In the output above, each data uploading session is waiting on the same KEY resource lock. We can query sys.partitions using hobt_id = 72057594046447616 and find that the index is UN_performance_counter_path on the table performance_counter_instance.

Why a bulk insert is causing blocking on an index key?

If we look a the index properties, we find that the “Ignore duplicated values” option have been turned on.


If we look at the SSIS package of the data collector PerfCountersUpload, we can find the data flow for performance_counters_instances table.


If we look at the data flow, we can see that the performance counters file is bulk loaded into performance_counter_instances table to find new performance counters instance paths.

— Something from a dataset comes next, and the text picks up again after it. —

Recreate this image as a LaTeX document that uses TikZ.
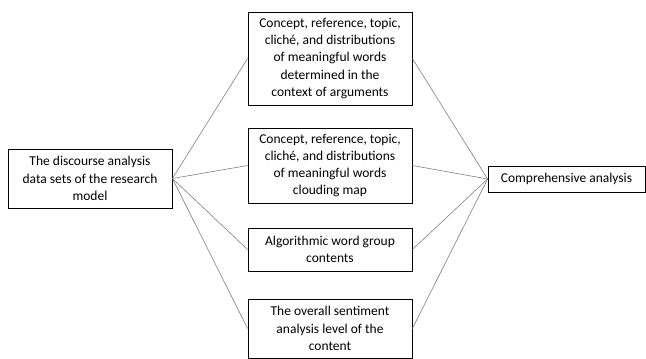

What is the logic to find the new performance counters instance paths?

Well it appears that logic is pretty simple: load the file and ignore the duplicate paths, since we found earlier that the index UN_performance_counter_path has the “Ignore duplicate values” option turn on.

This would answer the question of why the bulk insert is causing blocking: because it is bulk inserting duplicates and has to place a LCK_M_RS_U lock on the index key.

The side effect of this behavior is that it serializes the bulk inserts. No matter how many targets are loading data concurrently to the central MDW, it will insert/ignore one duplicate path at the time.

How long can the blocked data loads wait?

On my test of 50 targets some of the data collection jobs failed with this message

The thread "ExecMasterPackage" has timed out 3600 seconds after being signaled to stop.  Process Exit Code 259.  The step failed.

We can infer that the number of targets supported is a function of how long a data load can wait for the KEY lock before the job times out.

CONCLUSION

The number of targets a shared MDW can support could be estimated by the number of sequential data loads that can be done in less than 1 hour.

Example: to make the math simple, let's assume each data load takes about 2 min and all start at the same time, since the inserts are serialized due to KEY lock, the first 30 targets will succeed and the 31st target will time out.

If we have hundreds of SQL Servers, it would be better to have local MDW databases and then have a custom job that gathers the data in a custom central MDW database. I will explore this option in a future post.